Probably time here for a few perspective words on the ever-changing Idaho 1st House race, between incumbent Democrat Walt Minnick and (now) Republican Raul Labrador.
There are, after all, lots of conflicting indicators. We noted here, with minimal comment, a new poll giving a lead to Labrador. There’s been pushback from the Minnick camp, naturally; and our view is that these days, all polls should be taken with caution. Then there are other views, such as the Stu Rothenberg national column saying “Minnick’s re-election prospects have brightened” with Labrador’s nomination. Caution is needed here too; the Republican establishment had been solidly behind Labrador’s primary opponent, and a lot of what you hear may reflect disappointment of many of the usual organization people and establishment sources that their guy didn’t win.
So what to make of all this?
The overriding truth seems to be that this is not a locked contest and it genuinely could go either way. That’s not a hard conclusion to reach when you consider the assets and liabilities each side can or prospectively could draw upon, and observe that they’re not badly matched – at least for now.
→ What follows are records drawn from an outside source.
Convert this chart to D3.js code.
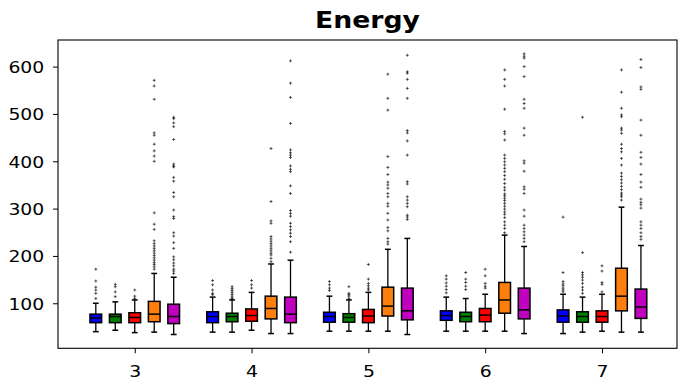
<!DOCTYPE html>
<html><head><meta charset="utf-8">
<script src="https://cdn.jsdelivr.net/npm/d3@7"></script>
<style>body{margin:0;background:#fff}svg{display:block}</style>
</head><body>
<svg id="chart" width="686" height="387"></svg>
<script>
// ---- data ----
const categories = [3, 4, 5, 6, 7];
const seriesNames = ["s1", "s2", "s3", "s4", "s5"];
const seriesColors = ["#0000ff", "#008000", "#ff0000", "#ff7f0e", "#bf00bf"];
const yTicks = [100, 200, 300, 400, 500, 600];
const title = "Energy";

// stats per category: [whiskerLow, q1, median, q3, whiskerHigh]
const blueStats = [[40,59,69,77,100],[39,59,72,82,113],[41,60,72,81,115],[41,64,74,84,113],[36,60,73,86,119]];
const greenStats = [[43,59,72,77,103],[39,61,72,79,107],[41,60,70,78,107],[41,61,72,81,110],[39,60,72,82,113]];
const redStats = [[38,59,70,80,107],[43,62,74,88,123],[41,59,73,87,123],[41,61,75,89,119],[41,60,72,84,119]];
const orangeStats = [[39,61,77,104,163],[36,67,89,115,183],[41,73,94,134,214],[41,79,107,144,244],[39,84,115,174,303]];
const magentaStats = [[34,57,72,98,155],[36,59,77,113,191],[34,65,84,132,237],[36,67,86,132,220],[39,68,92,130,222]];

const blueOutliers = [
  [172,147,134,128,121,110],
  [148,139,128,121,118],
  [146,139,132,127],
  [158,151,143,136,129,122],
  [282,165,146,141,137,132,128,124]
];
const greenOutliers = [
  [140,135,124,114],
  [135,131,127,123,119,115,111,109],
  [135,121,118,115,110],
  [165,151,144,136,129],
  [493,207,165,160,155,149,142,134,128,121]
];
const redOutliers = [
  [128,115,110],
  [148,139,132],
  [182,151,142,137,132,128],
  [172,158,142,136,132],
  [179,168,144,140,124]
];
const orangeOutliers = [
  [571,559,531,460,455,436,422,411,400,291,267,256,232,226,221,216,211,206,201,196,191,186,182,177,172],
  [427,315,274,269,241,236,231,226,221,216,211,206,202,195,188],
  [584,533,508,410,387,372,356,350,343,332,325,311,305,290,276,260,253,237,230,225],
  [593,573,559,510,463,458,445,413,406,399,392,385,378,370,362,353,345,339,331,327,322,317,311,305,299,293,288,281,272,265,258,249],
  [593,546,512,498,494,470,466,459,436,427,420,406,392,375,368,361,354,347,340,333,329,325,318]
];
const magentaOutliers = [
  [493,490,481,473,446,394,390,388,366,358,334,325,297,283,279,249,242,228,216,198,192,185,179,172,168,163],
  [612,565,535,480,424,418,413,408,390,383,378,348,332,296,290,284,269,262,255,248,241,230,208],
  [624,589,586,573,554,533,465,460,443,413,357,352,325,318,311,304,286,282,277],
  [627,622,618,600,579,531,522,512,470,455,401,396,379,346,341,332,297,284,265,258,251,244,237,230],
  [615,598,557,552,487,455,419,408,394,372,356,345,320,313,308,301,272,265,258,249,241,235]
];

const allStats = [blueStats, greenStats, redStats, orangeStats, magentaStats];
const allOutliers = [blueOutliers, greenOutliers, redOutliers, orangeOutliers, magentaOutliers];

// ---- layout ----
const L = 58, R = 677, T = 40, B = 348.3;
const SX = 1.14; // horizontal text stretch
const svg = d3.select("#chart");

const x = d3.scaleLinear().domain([2.343, 7.642]).range([L, R]);
const y = d3.scaleLinear().domain([4.86, 656.2]).range([B, T]);

const offsets = [-1/3, -1/6, 0, 1/6, 1/3];
const boxW = x(0.1) - x(0);

// boxes
allStats.forEach((stats, si) => {
  const g = svg.append("g");
  stats.forEach((s, ci) => {
    const cx = x(categories[ci] + offsets[si]);
    const [lo, q1, med, q3, hi] = s;
    const line = (x1, y1, x2, y2, w) => g.append("line")
      .attr("x1", x1).attr("y1", y1).attr("x2", x2).attr("y2", y2)
      .attr("stroke", "#000").attr("stroke-width", w);
    line(cx, y(q3), cx, y(hi), 1.3);
    line(cx, y(q1), cx, y(lo), 1.3);
    line(cx - boxW/4, y(hi), cx + boxW/4, y(hi), 1.5);
    line(cx - boxW/4, y(lo), cx + boxW/4, y(lo), 1.5);
    g.append("rect")
      .attr("x", cx - boxW/2).attr("y", y(q3))
      .attr("width", boxW).attr("height", y(q1) - y(q3))
      .attr("fill", seriesColors[si]).attr("stroke", "#000").attr("stroke-width", 1.5);
    line(cx - boxW/2, y(med), cx + boxW/2, y(med), 1.5);
    allOutliers[si][ci].forEach(v => {
      g.append("path")
        .attr("d", "M-1.5,0H1.5M0,-1.5V1.5")
        .attr("transform", `translate(${cx},${y(v)})`)
        .attr("stroke", "#000").attr("stroke-opacity", 0.6).attr("stroke-width", 1)
        .attr("fill", "none");
    });
  });
});

// axes
const yAxis = svg.append("g").attr("transform", `translate(${L},0)`)
  .call(d3.axisLeft(y).tickValues(yTicks).tickSize(5).tickSizeOuter(0));
yAxis.select(".domain").remove();
yAxis.selectAll(".tick line").attr("stroke", "#000").attr("stroke-width", 1);
yAxis.selectAll(".tick text")
  .attr("x", null).attr("dy", "0.36em")
  .attr("transform", `translate(-13.7,0) scale(${SX},1)`)
  .attr("font-family", "DejaVu Sans").attr("font-size", 16.5).attr("fill", "#000");

const xAxis = svg.append("g").attr("transform", `translate(0,${B})`)
  .call(d3.axisBottom(x).tickValues(categories).tickSize(5).tickSizeOuter(0).tickFormat(d3.format("d")));
xAxis.select(".domain").remove();
xAxis.selectAll(".tick line").attr("stroke", "#000").attr("stroke-width", 1);
xAxis.selectAll(".tick text")
  .attr("y", null).attr("dy", null)
  .attr("transform", `translate(0,28.7) scale(${SX},1)`)
  .attr("font-family", "DejaVu Sans").attr("font-size", 16.5).attr("fill", "#000");

// frame
svg.append("rect").attr("x", L).attr("y", T).attr("width", R - L).attr("height", B - T)
  .attr("fill", "none").attr("stroke", "#000").attr("stroke-width", 1.1);

// title
svg.append("text")
  .attr("transform", `translate(${(L + R) / 2},28.3) scale(1.16,1)`)
  .attr("text-anchor", "middle")
  .attr("font-family", "DejaVu Sans").attr("font-weight", "bold").attr("font-size", 23)
  .attr("fill", "#000").text(title);
</script>
</body></html>
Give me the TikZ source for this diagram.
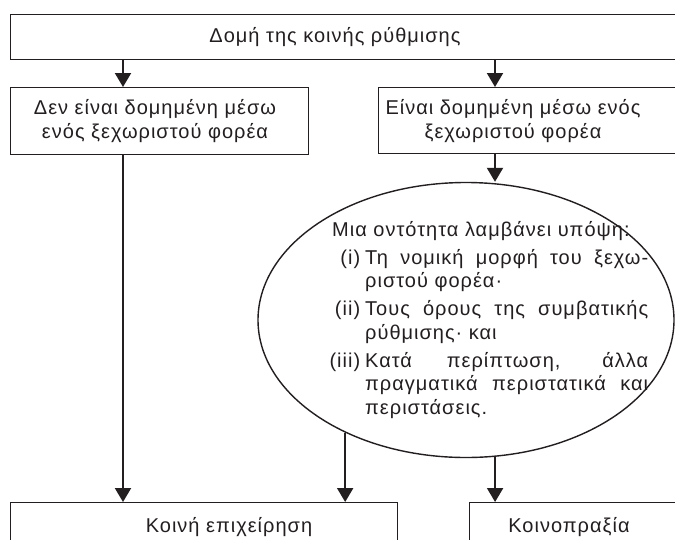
\documentclass[tikz,border=0pt]{standalone}
\usepackage{fontspec}
\setmainfont{Liberation Sans}[LetterSpace=5]
\usetikzlibrary{arrows.meta,shapes.geometric}
\definecolor{ink}{HTML}{231F20}
\begin{document}
\begin{tikzpicture}[x=1pt,y=-1pt,
  box/.style={draw=ink,line width=1.4pt,rectangle,inner sep=0pt,anchor=north west},
  lbl/.style={font=\fontsize{20}{24}\selectfont,align=center,inner sep=0pt,text=ink},
  arr/.style={draw=ink,line width=2pt,-{Triangle[width=16pt,length=14pt]}},
]
\useasboundingbox[fill=white] (0,0) rectangle (675,539);
% boxes
\node[box,minimum width=690pt,minimum height=45pt] (top) at (10,14) {};
\node[box,minimum width=298pt,minimum height=67pt] (lb) at (10,87) {};
\node[box,minimum width=320pt,minimum height=66pt] (rb) at (378,87) {};
\node[box,minimum width=387pt,minimum height=60pt] (jv) at (10,502) {};
\node[box,minimum width=230pt,minimum height=60pt] (jo) at (469,502) {};
\node[draw=ink,line width=1.4pt,ellipse,minimum width=416pt,minimum height=275pt,inner sep=0pt] (ell) at (466,320) {};
% texts
\node[lbl] (toptext) at (335,37) {Δομή της κοινής ρύθμισης};
\node[lbl] (lbtext) at (155,121) {Δεν είναι δομημένη μέσω\\ενός ξεχωριστού φορέα};
\node[lbl] (rbtext) at (513,121) {Είναι δομημένη μέσω ενός\\ξεχωριστού φορέα};
\node[lbl] (jvtext) at (229,527) {Κοινή επιχείρηση};
\node[lbl] (jotext) at (569,527) {Κοινοπραξία};
\node[anchor=north west,inner sep=0pt,text width=316pt,align=justify,text=ink,
      font=\fontsize{20}{23.5}\selectfont] (elltext) at (332,221) {%
  \setlength{\parskip}{4.5pt}%
  \noindent Μια οντότητα λαμβάνει υπόψη:\par
  {\leftskip=33pt\noindent\llap{(i)\hspace{5pt}}Τη νομική μορφή του ξεχω-\linebreak ριστού φορέα·\par}
  {\leftskip=33pt\noindent\llap{(ii)\hspace{5pt}}Τους όρους της συμβατικής\linebreak ρύθμισης· και\par}
  {\leftskip=33pt\noindent\llap{(iii)\hspace{5pt}}Κατά περίπτωση, άλλα\linebreak πραγματικά περιστατικά και\linebreak περιστάσεις.\par}%
};
% connectors
\coordinate (xl) at (123,0);
\coordinate (xr) at (495,0);
\draw[arr] (xl |- top.south) -- (xl |- lb.north);
\draw[arr] (xr |- top.south) -- (xr |- rb.north);
\draw[arr] (xr |- rb.south) -- (xr |- ell.north);
\draw[arr] (xl |- lb.south) -- (xl |- jv.north);
\draw[arr] (ell.223.5) -- (ell.223.5 |- jv.north);
\draw[arr] (ell.-78.8) -- (ell.-78.8 |- jo.north);
\end{tikzpicture}
\end{document}
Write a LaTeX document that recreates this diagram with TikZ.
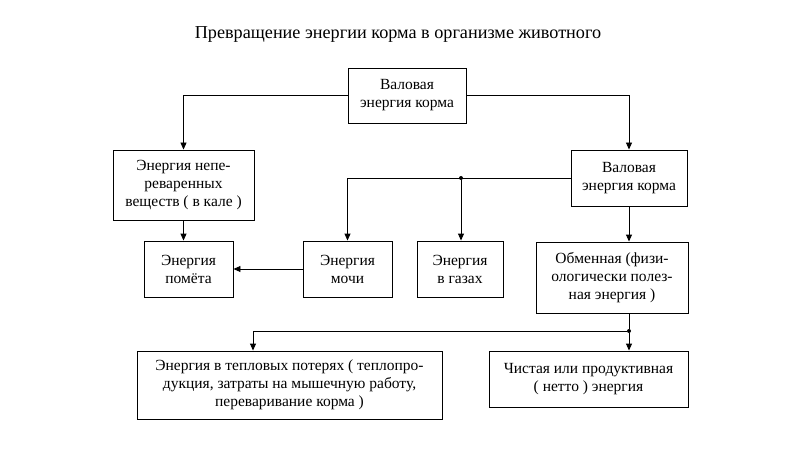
\documentclass[tikz,border=0pt]{standalone}
\usepackage{fontspec}
\setmainfont{Liberation Serif}
\usetikzlibrary{arrows.meta}

\begin{document}
\begin{tikzpicture}[x=1pt, y=-1pt, line width=0.9pt,
    box/.style={draw, rectangle, inner sep=0pt, align=center,
      font=\fontsize{15.5}{18}\selectfont},
    link/.style={-{Triangle[length=7pt,width=6pt]}},
    joint/.style={circle, fill, inner sep=0pt, minimum size=4pt}]
    \useasboundingbox (0,0) rectangle (800,449);
    \node (title) at (398,34) {\fontsize{18.2}{21}\selectfont Превращение энергии корма в организме животного};
    \node[box, minimum width=118, minimum height=55] (feed) at (407,95.5) {Валовая\\энергия корма};
    \node[box, minimum width=141, minimum height=70] (faeces) at (183.5,185) {Энергия непе-\\реваренных\\веществ ( в кале )};
    \node[box, minimum width=116, minimum height=56] (gross) at (629,178) {Валовая\\энергия корма};
    \node[box, minimum width=89, minimum height=56] (dung) at (188.5,269) {Энергия\\помёта};
    \node[box, minimum width=89, minimum height=56] (urine) at (347.5,269) {Энергия\\мочи};
    \node[box, minimum width=86, minimum height=56] (gas) at (460,269) {Энергия\\в газах};
    \node[box, minimum width=152, minimum height=71] (metab) at (612,277.5) {Обменная (физи-\\ологически полез-\\ная энергия )};
    \node[box, minimum width=305, minimum height=68] (heat) at (289.5,385) {Энергия в тепловых потерях ( теплопро-\\дукция, затраты на мышечную работу,\\переваривание корма )};
    \node[box, minimum width=199, minimum height=56] (net) at (588.5,379) {Чистая или продуктивная\\( нетто ) энергия};
    \node[joint] (fork) at (461,178) {};
    \node[joint] (split) at (629,331) {};
    \coordinate (bend) at (253,331);
    \draw[link] (feed.west) -| (faeces.north);
    \draw[link] (feed.east) -| (gross.north);
    \draw[link] (gross.west) -| (urine.north);
    \draw[link] (fork) -- (fork |- gas.north);
    \draw[link] (faeces.south) -- (faeces.south |- dung.north);
    \draw[link] (urine.west) -- (dung.east);
    \draw[link] (gross.south) -- (gross.south |- metab.north);
    \draw (gross.south |- metab.south) -- (split);
    \draw[link] (split) -- (split |- net.north);
    \draw[link] (split) -- (bend) -- (bend |- heat.north);
\end{tikzpicture}
\end{document}
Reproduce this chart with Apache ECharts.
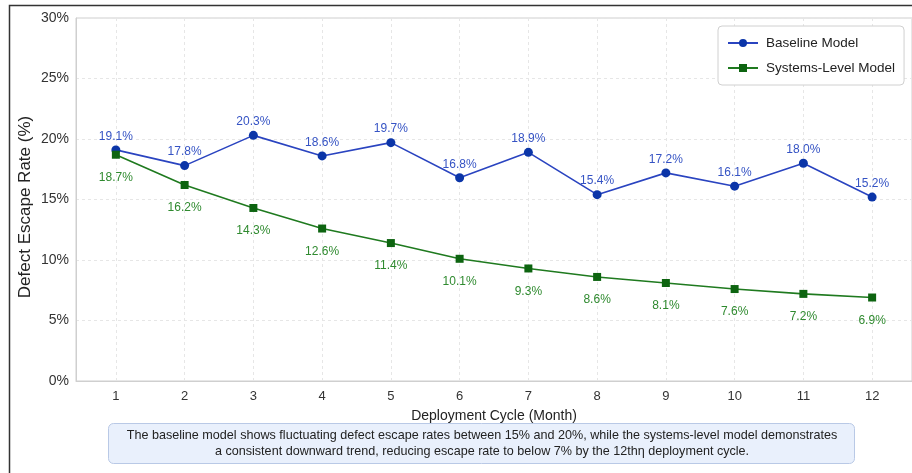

Minnick has a collection of serious assets. Incumbency, for one. Idahoans in recent decades have been loathe to throw their incumbents out of office, and in the last 20 years have done so only twice in congressional or statewide elections. Minnick has given conservatives little to get angry about, leaving them mostly to the more intellectual party-in-charge argument that doesn’t have much emotional resonance. A lot of conservative Republicans say they kinda like him. He has returned regularly to the district, projects a good working relationship with the other members of the delegation (all four often sign announcement news releases), appears to have kept up with constituent work. His campaign has been organized and primed since the last one ended, and it is well-funded by any standard, and extremely well-funded by 1st district standards. And far better funded, at this point, than his opponent’s. He is not Mr. Charisma, but he seems to be liked personally – not a bad thing.
On the debit side: Minnick wears the Democratic label, he has filed as such, and that is an automatic trouble spot in Idaho. A big chunk of the electorate simply will not vote for a D; how large that is, is unclear, but surely 40%, probably higher. There’s not much margin for error: Minnick cannot afford mistakes that Republicans could manage. Then there’s the problem of the ticked-off Democrats, those who argue that Minnick has gone far beyond the need to compromise and take some conservative group, into the territory of abandoning his party and its agenda repeatedly. Anecdotally, a number of them say they will not vote for Minnick, will leave that ballot line blank. How many of them are there? Will they all actually do it in November? No one really knows. (Democrats may be a minority in Idaho, but that doesn’t mean their numbers are insignificant, and they’re essential for a Democratic candidate to win.) There is also the nature of the year 2010, a year when incumbents are not looked upon kindly, and one where (especially in conservative places like Idaho) Republicans should expect to do better than they do on average.
Much of the plus/minus picture for Labrador reflects all this.
On his plus side: The fact that winning as a Republican in Idaho is a lot easier and requires a lot less (of, well, most everything) than does winning as a Democrat. The bar is lower. And this year, 2010, likely lowers it a bit more. Labrador, as much as he has been tagged an insurgent (or some such), is no newcomer to politics. He’s won election to two terms in the Idaho House, and so has campaign experience. He worked in the Ada County Republican party structure for a long time before running for office; his connections and understanding of the internal structure of the area’s politics run fairly deep. He is an articulate candidate with solid campaigning skills, and he defeated in the primary a candidate (deeply flawed, to be sure) far better funded than himself. He has been in the race since last fall, and has been campaigning and organizing for months.
On the minus side: He defeated a primary candidate that most of the Republican establishment signed on with and broadly endorsed, and the establishment seems to be in a pout. That may fade, and if so then a lot of money and organization will come Labrador’s way. If it does last, it’s a problem. For the moment, money is a problem too: Labrador doesn’t have much, and now he has to try to get it from the people he was so recently running against. And he needs it fast. He’s hiring campaign staff (probably in part at the request of some potential funders) from out of state; how well will they plug into the specific Idaho environment? And there’s a message problem. Minnick has left only shards of daylight between his own positions and those of many conservative Idaho Republicans, and making the normal kind of incumbent-killing case against him (a change of House leadership and committee chairs isn’t likely to be it) will be tougher than usual.
These are only some of the factors in this race, of course, but they should be enough to demonstrate that neither side has any cause to feel comfortable. The outcome is likely to be fairly close, and it is yet to be decided.
You’ll note here a number of ponderables. Will left-leaning Democrats, at the end, vote for Minnick or go out and campaign for him, provide the army any candidate needs on the ground? (Don’t expect more than a handful of Republicans to go that far.) Can Labrador bring in support from across his party that runs deeper than lip service – that involves cranking in serious money and serious organizational help to match up with Minnick’s resources? to these and other relevant questions, we have no solid answers yet. We can only watch and see; but the race may turn, in at least in part, on the answers.